First-century Judaism had a high regard for the angels. Most of the time, this regard did not lead to unorthodox theology. In the main, the Jews understood that God is higher than the angels. At times, however, people forgot the angels’ proper place. For example, the Colossian heresy, which was strongly influenced by Jewish thought, taught the “worship of angels” (Col. 2:18). Mainstream Judaism of the era certainly did not countenance such a view, but the practice of angel worship in a Jewish-influenced heresy does help us see that the angels were highly regarded by the Jews.
Thus, a first-century writer who wanted to stress Jesus as the fulfillment of the old covenant and better than what Judaism had to offer would naturally want to emphasize that Jesus is better than the angels. And so, the author of Hebrews has done so, proclaiming the unique Sonship and the deity of Jesus (Heb. 1:1–12). In Hebrews 1:13–14, the author presents yet more biblical evidence for the superiority of Jesus to the angels.
Hebrews 1:13 cites Psalm 110, which is the single Old Testament text quoted more often in the New Testament than any other. Specifically, the author quotes Psalm 110:1, explaining that Jesus is the Lord whom God has set at His right hand. Without a doubt, given all that Hebrews 1:1–12 says about Jesus, the author of Hebrews shares Jesus’ understanding that Psalm 110 reveals that the Messiah is God incarnate and therefore greater than King David, the greatest king of ancient Israel (see Mark 12:35–37). In biblical imagery, the One who sits at God’s right hand shares in God’s authority over creation, so the author of Hebrews wants us to understand that Jesus, not the angels, is sovereign over heaven and earth. Therefore, Jesus is superior to the angels, and it makes no sense to go back to Judaism and its emphasis on the angels.
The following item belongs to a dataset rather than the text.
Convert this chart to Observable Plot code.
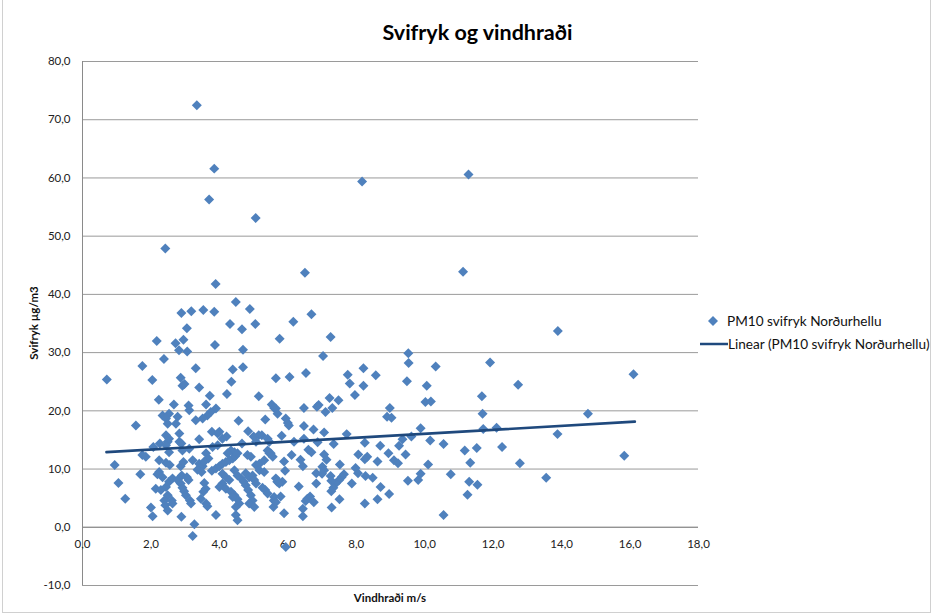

The author of Hebrews adds that angels are ministering spirits who serve us for the sake of our salvation (Heb. 1:14). This further underscores the inferiority of the angels to Jesus, for it makes believers, in a sense, superior to the angels. They serve us; we do not serve them. But Hebrews 1:14 also reveals that God loves His people so much that He has tasked an entire group of supernatural beings with caring for our needs. We sinners, saved by grace alone, do not deserve such a gift, but the Lord’s goodness and mercy is so abundant that He gives the angels to us anyway.